I am using Python with the library opensmile. My target is to generate *.arff files to use in Weka3 ML-Tool. My problem is, that It is rather unclear for me how to save the extracted features into an *.arff file.
for example:
import opensmile
smile = opensmile.Smile(
feature_set=opensmile.FeatureSet.ComParE_2016,
feature_level=opensmile.FeatureLevel.Functionals,
)
y = smile.process_file('audio.wav')
//ToDo save y in arff
I should be possible since there are questions about the generated files eg:here. However I can't find anything specific about that.
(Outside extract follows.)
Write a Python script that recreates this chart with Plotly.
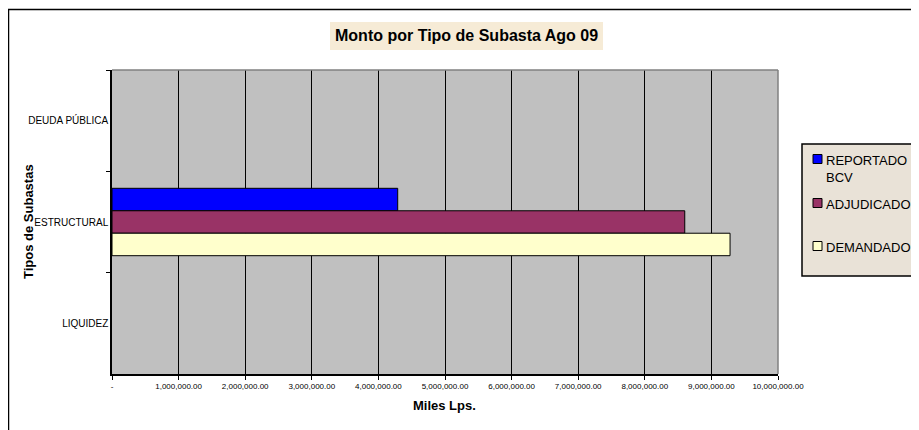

Instead of generating ARFF directly, you could generate a CSV file in a format that Weka can load it:
import csv
import pandas as pd
import opensmile
# configure feature generation
smile = opensmile.Smile(
feature_set=opensmile.FeatureSet.ComParE_2016,
feature_level=opensmile.FeatureLevel.Functionals,
)
# the audio files to generate features from
audio_files = [
'000000.wav',
'000001.wav',
'000002.wav',
]
# generate features
ys = []
for audio_file in audio_files:
y = smile.process_file(audio_file)
ys.append(y)
# combine features and save as CSV
data = pd.concat(ys)
data.to_csv('audio.csv', quotechar='\'', quoting=csv.QUOTE_NONNUMERIC)
As a second (and optional) step, convert the CSV file to ARFF using the CSVLoader class from the command-line:
java -cp weka.jar weka.core.converters.CSVLoader audio.csv > audio.arff
NB: You will need to adjust the paths to audio files, weka.jar
, CSV and ARFF file to fit your environment, of course.